SILVER SPRING, Md. — The Food and Drug Administration (FDA) held a public hearing on cannabidiol (CBD) products on May 31, and while no regulations were expected to come at the end of the hearing, the testimony is expected to help shape the agency's approach to CBD going forward.
The FDA did, however, form a task force on CBD and marijuana products that will focus on legislative proposals for CBD. It will be co-chaired by FDA Principal Deputy Commissioner Amy Abernethy and Principal Associate Commissioner for Policy Lowell Schiller, according to Cowen & Co.
"FDA's public meeting on CBD hasn't yet offered any new conclusions on how the agency will regulate the industry. The agency is expected to continue enforcement discretion and step in when unsupported health claims are made," Cowen & Co. wrote in a May 31 report. "A flexible regulatory approach to legally allow CBD in food and supplements will likely require additional legislation to avoid a years-long rulemaking process."
The FDA remains willing to take a flexible regulatory approach to foster the development of hemp products such as CBD. However, those actions will have to fit under the confines of current law and further legislation will likely be needed, Cowen & Co. said.
"In opening statements, Acting FDA Commissioner Ned Sharpless repeated the stance of his predecessor Scott Gottlieb — since there is now an FDA-approved drug with CBD as an active ingredient, current law stipulates that CBD cannot be added to food products sold across state lines or marketed as a dietary supplement," the firm reported.

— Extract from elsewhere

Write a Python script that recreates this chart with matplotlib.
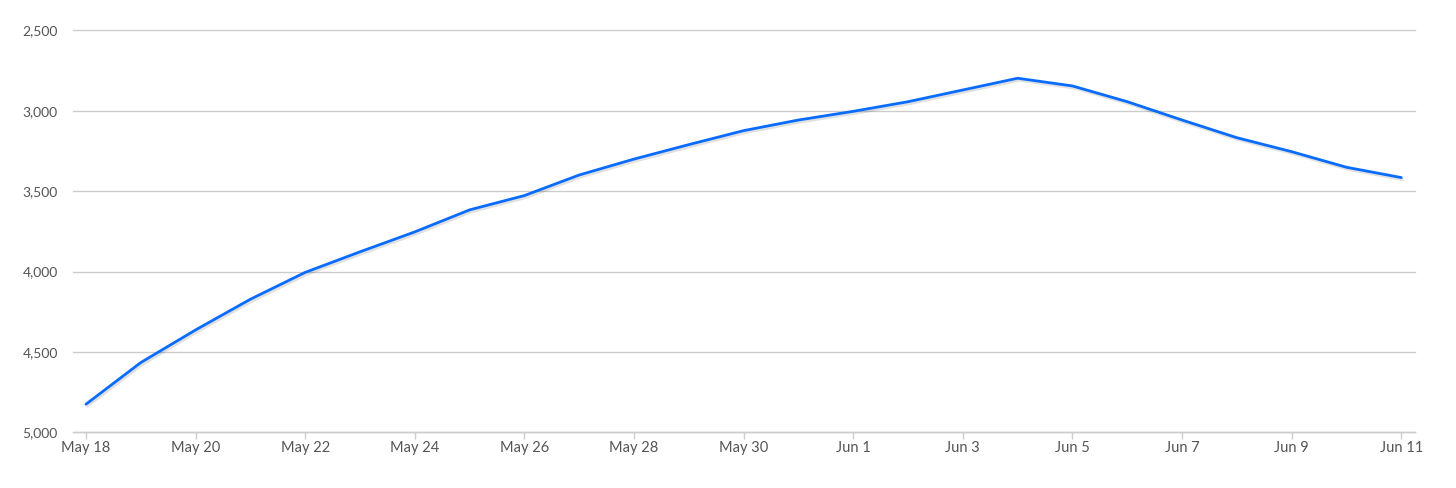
import matplotlib
matplotlib.use("Agg")
import matplotlib.pyplot as plt
import matplotlib.patheffects as pe
from datetime import datetime, timedelta

dates = ["2020-05-18", "2020-05-19", "2020-05-20", "2020-05-21", "2020-05-22",
         "2020-05-23", "2020-05-24", "2020-05-25", "2020-05-26", "2020-05-27",
         "2020-05-28", "2020-05-29", "2020-05-30", "2020-05-31", "2020-06-01",
         "2020-06-02", "2020-06-03", "2020-06-04", "2020-06-05", "2020-06-06",
         "2020-06-07", "2020-06-08", "2020-06-09", "2020-06-10", "2020-06-11"]
values = [4825, 4566, 4363, 4172, 4005,
          3877, 3753, 3616, 3527, 3399,
          3300, 3210, 3123, 3057, 3003,
          2943, 2870, 2797, 2845, 2943,
          3057, 3167, 3254, 3351, 3415]
y_ticks = [2500, 3000, 3500, 4000, 4500, 5000]

x = [datetime.strptime(d, "%Y-%m-%d") for d in dates]

fig = plt.figure(figsize=(14.56, 4.88), dpi=100)
ax = fig.add_axes([73/1456, 1-432.3/488, (1415-73)/1456, (432.3-30.5)/488])

ax.plot(x, values, color="#0a6cff", lw=2.0, solid_capstyle="round", zorder=3,
        path_effects=[pe.SimpleLineShadow(offset=(1, -1.5), shadow_color="black", alpha=0.12),
                      pe.Normal()])

ax.set_ylim(5000, 2500)
ax.set_yticks(y_ticks)
ax.set_yticklabels([f"{v:,}" for v in y_ticks])
ax.set_xlim(x[0] - timedelta(days=0.237), x[0] + timedelta(days=24.25))
tick_dates = x[::2]
ax.set_xticks(tick_dates)
ax.set_xticklabels([f"{d.strftime('%b')} {d.day}" for d in tick_dates])

ax.grid(axis="y", color="#cccccc", lw=1.0)
for gl in ax.get_ygridlines():
    gl.set_clip_on(False)
ax.set_axisbelow(True)
for s in ["top", "right", "left"]:
    ax.spines[s].set_visible(False)
ax.spines["bottom"].set_color("#cccccc")
ax.spines["bottom"].set_linewidth(1.0)

ax.tick_params(axis="y", length=0, pad=11, labelsize=10, labelcolor="#555555")
ax.tick_params(axis="x", length=5, width=1, color="#cccccc", pad=1,
               labelsize=10.5, labelcolor="#555555")
for lab in ax.get_xticklabels() + ax.get_yticklabels():
    lab.set_fontfamily("Lato")

fig.savefig("out.png", dpi=100, facecolor="white")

So what does this mean for companies in the CBD space? Vivien Azer, director and senior research analyst at Cowen and Co., does not expect any immediate change.
"Given Sharpless' comments today, we do not envision a near-term change to CBD form factor availability from cannabis-based companies. While we think that companies will continue to focus on CBD vapor, topicals, and tinctures, the product offerings are unlikely to make health-based claims in order to stay off the FDA's radar," she said. "Further, companies will be restricted from developing CBD food and beverage products for interstate commerce."
She added, "while interstate commerce for food products would fall under the FDA's purview, we note that companies could still develop these products for intrastate commerce and operate within state borders that permit these products, albeit without scale benefits from interstate distribution which would likely prove expensive.
"As such, we think these products are more likely to originate from smaller, niche companies," Azer concluded.